Na época pré-redes sociais e smartphones, a vida acontecia em outro tempo, então especialmente quando se está descobrindo o mundo, inventar histórias se torna uma maneira de sobreviver. Para Lula, o disco de 1993 é uma obra prima e o maior exemplo de como ocupar o espaço sonoro de forma harmônica. “O som de Lenine e Suzano é o Olodum, é alto e sonoro, são dois caras fazendo o maior barulho com um pandeiro, um violão, uma voz e alguns efeitos”, fala o compositor. Revisitar essas músicas para o relançamento do disco nas plataformas de streaming e no vinil despertou a sensação de saudade de outros tempos e felicidade por ter vivido tudo aquilo.
A parceria com Lenine se manteve nos discos seguintes, em que juntos escreveram “A Balada do Cachorro Louco”, de O Dia em que Faremos Contato (1997), “Alzira e a Torre” e “A Rede”, de Na Pressão (1999).
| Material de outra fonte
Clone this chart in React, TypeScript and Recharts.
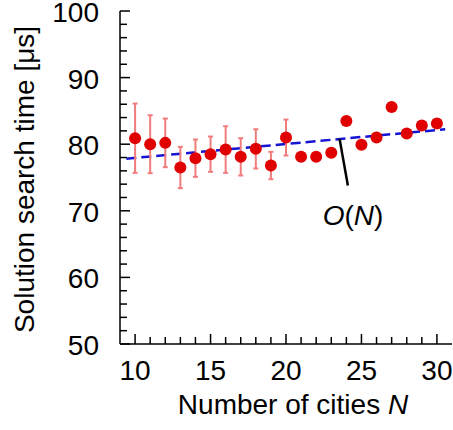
import React from 'react';
import {
  ComposedChart,
  XAxis,
  YAxis,
  Scatter,
  Line,
  ErrorBar,
  ReferenceLine,
  ReferenceDot,
} from 'recharts';

// ---- data ----
const cities = [10, 11, 12, 13, 14, 15, 16, 17, 18, 19, 20, 21, 22, 23, 24, 25, 26, 27, 28, 29, 30];
const times = [80.9, 80.0, 80.2, 76.5, 77.9, 78.5, 79.2, 78.1, 79.3, 76.8, 81.0, 78.1, 78.1, 78.7, 83.5, 79.9, 81.0, 85.6, 81.6, 82.8, 83.1];
const errors: (number | null)[] = [5.2, 4.35, 3.65, 3.1, 2.8, 2.65, 3.5, 2.8, 2.95, 2.05, 2.7, null, null, null, null, null, null, null, null, null, null];

const fitCities = [9.42, 30.55];
const fitTimes = [77.82, 82.24];

const annotationCities = [23.55, 24.1];
const annotationTimes = [80.8, 73.8];
const annotationLabelCity = 24.44;
const annotationLabelTime = 67.9;

const xTicks = [10, 11, 12, 13, 14, 15, 16, 17, 18, 19, 20, 21, 22, 23, 24, 25, 26, 27, 28, 29, 30];
const yTicks = [50, 52, 54, 56, 58, 60, 62, 64, 66, 68, 70, 72, 74, 76, 78, 80, 82, 84, 86, 88, 90, 92, 94, 96, 98, 100];

const xDomain = [9, 31];
const yDomain = [50, 100];

const scatterData = cities.map((n, i) => ({ n, t: times[i], err: errors[i] }));
const fitData = fitCities.map((n, i) => ({ n, t: fitTimes[i] }));

// ---- styles ----
const FONT = '"Liberation Sans", Arial, Helvetica, sans-serif';
const FS = 28;
const RED = '#e00000';
const ERR = '#f07c7c';
const BLUE = '#1414d2';

const BottomTick = (props: any) => {
  const { x, y, payload } = props;
  const major = payload.value % 5 === 0;
  return (
    <g>
      <line x1={x} x2={x} y1={y} y2={y - (major ? 10 : 7)} stroke="#000" strokeWidth={1.5} />
      {major && (
        <text x={x} y={y + 36} textAnchor="middle" fontSize={FS} fontFamily={FONT} fill="#000">
          {payload.value}
        </text>
      )}
    </g>
  );
};

const TopTick = (props: any) => {
  const { x, y, payload } = props;
  const major = payload.value % 5 === 0;
  return <line x1={x} x2={x} y1={y} y2={y + (major ? 10 : 7)} stroke="#000" strokeWidth={1.5} />;
};

const LeftTick = (props: any) => {
  const { x, y, payload } = props;
  const major = payload.value % 10 === 0;
  return (
    <g>
      <line x1={x} x2={x + (major ? 10 : 7)} y1={y} y2={y} stroke="#000" strokeWidth={1.5} />
      {major && (
        <text x={x - 21} y={y + 11} textAnchor="end" fontSize={FS} fontFamily={FONT} fill="#000">
          {payload.value}
        </text>
      )}
    </g>
  );
};

const RightTick = (props: any) => {
  const { x, y, payload } = props;
  const major = payload.value % 10 === 0;
  return <line x1={x} x2={x - (major ? 10 : 7)} y1={y} y2={y} stroke="#000" strokeWidth={1.5} />;
};

const XTitle = (props: any) => {
  const vb = props.viewBox || { x: 120, y: 344, width: 332, height: 86 };
  return (
    <text x={vb.x + vb.width / 2 + 7} y={vb.y + 69.5} textAnchor="middle" fontSize={FS} fontFamily={FONT} fill="#000">
      Number of cities <tspan fontStyle="italic">N</tspan>
    </text>
  );
};

const YTitle = (props: any) => {
  const vb = props.viewBox || { x: 0, y: 11, width: 120, height: 333 };
  const cx = vb.x + 34;
  const cy = vb.y + vb.height / 2 + 2;
  return (
    <text
      transform={`translate(${cx}, ${cy}) rotate(-90)`}
      textAnchor="middle"
      fontSize={FS}
      fontFamily={FONT}
      fill="#000"
    >
      Solution search time [μs]
    </text>
  );
};

const Marker = (props: any) => <circle cx={props.cx} cy={props.cy} r={6} fill={RED} />;

const ONLabel = (props: any) => (
  <text x={props.cx} y={props.cy} textAnchor="middle" fontSize={FS} fontFamily={FONT} fill="#000">
    <tspan fontStyle="italic">O</tspan>(<tspan fontStyle="italic">N</tspan>)
  </text>
);

export default function App() {
  const axisLine = { stroke: '#000', strokeWidth: 1.5 };
  return (
    <div style={{ position: 'absolute', left: 0, top: 0, background: '#fff' }}>
      <ComposedChart width={453} height={430} margin={{ top: 11, right: 1, left: 0, bottom: 0 }}>
        <XAxis
          xAxisId="b"
          dataKey="n"
          type="number"
          domain={xDomain}
          ticks={xTicks}
          interval={0}
          allowDataOverflow
          height={86}
          tickSize={0}
          tickMargin={0}
          tickLine={false}
          axisLine={axisLine}
          tick={<BottomTick />}
          label={XTitle}
        />
        <XAxis
          xAxisId="t"
          orientation="top"
          dataKey="n"
          type="number"
          domain={xDomain}
          ticks={xTicks}
          interval={0}
          allowDataOverflow
          height={0}
          tickSize={0}
          tickMargin={0}
          tickLine={false}
          axisLine={axisLine}
          tick={<TopTick />}
        />
        <YAxis
          yAxisId="l"
          type="number"
          domain={yDomain}
          ticks={yTicks}
          interval={0}
          allowDataOverflow
          width={120}
          tickSize={0}
          tickMargin={0}
          tickLine={false}
          axisLine={axisLine}
          tick={<LeftTick />}
          label={YTitle}
        />
        <YAxis
          yAxisId="r"
          orientation="right"
          type="number"
          domain={yDomain}
          ticks={yTicks}
          interval={0}
          allowDataOverflow
          width={0}
          tickSize={0}
          tickMargin={0}
          tickLine={false}
          axisLine={axisLine}
          tick={<RightTick />}
        />
        <Line
          xAxisId="b"
          yAxisId="l"
          data={fitData}
          dataKey="t"
          type="linear"
          stroke={BLUE}
          strokeWidth={2.5}
          strokeDasharray="10 5"
          dot={false}
          activeDot={false}
          isAnimationActive={false}
        />
        <ReferenceLine
          xAxisId="b"
          yAxisId="l"
          segment={[
            { x: annotationCities[0], y: annotationTimes[0] },
            { x: annotationCities[1], y: annotationTimes[1] },
          ]}
          stroke="#000"
          strokeWidth={2.5}
          ifOverflow="visible"
        />
        <Scatter
          xAxisId="b"
          yAxisId="l"
          data={scatterData}
          dataKey="t"
          shape={Marker}
          isAnimationActive={false}
        >
          <ErrorBar dataKey="err" direction="y" width={2.5} stroke={ERR} strokeWidth={2} isAnimationActive={false} />
        </Scatter>
        <ReferenceDot
          xAxisId="b"
          yAxisId="l"
          x={annotationLabelCity}
          y={annotationLabelTime}
          r={0}
          shape={ONLabel}
          ifOverflow="visible"
        />
      </ComposedChart>
    </div>
  );
}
Em paralelo, Lula trabalhava no seu primeiro disco solo: Aboiando a Vaca Mecânica (2001), em que gravou “Profano”, de Chico César, e “Noite Severina”, uma parceria com Pedro Luis.
Com inspiração no livro Morte e Vida Severina, lançado em 1955 por João Cabral de Melo Neto, essa canção foi regravada por Ney Matogrosso e Elba Ramalho, e continua rendendo mensagens de pessoas que acabaram de conhecer. A letra narra uma tocaia na madrugada árida do sertão, mas conforme ela cresce, os versos também abrem margem para múltiplas interpretações: “Há muitos anos, essa música anda sozinha. Acho que tem a ver com a humildade da música, da pessoa se conformar em nunca ser vista, mas estar sempre olhando a pessoa amada e imaginando o que ela pensa de olho fechado e aberto”.
Essa foi mais uma oportunidade para misturar realidade e ficção, pois logo na introdução da música, uma voz feminina narra versos sobre o ato de dormir e sonhar. Lula convidou uma amiga nascida na Espanha para emprestar a voz, mas no dia da gravação, ela o questionou sobre o termo “fenomenalia”, que não existe em espanhol ou português. O letrista não teve dúvida, sustentou o neologismo e ainda botou a culpa no vocabulário acadêmico: “Eu coloquei até no texto de apresentação do disco, falo que a palavra foi extraída de livro de fulano e cicrano, esses nomes de sempre, mas fui eu mesmo que inventei”.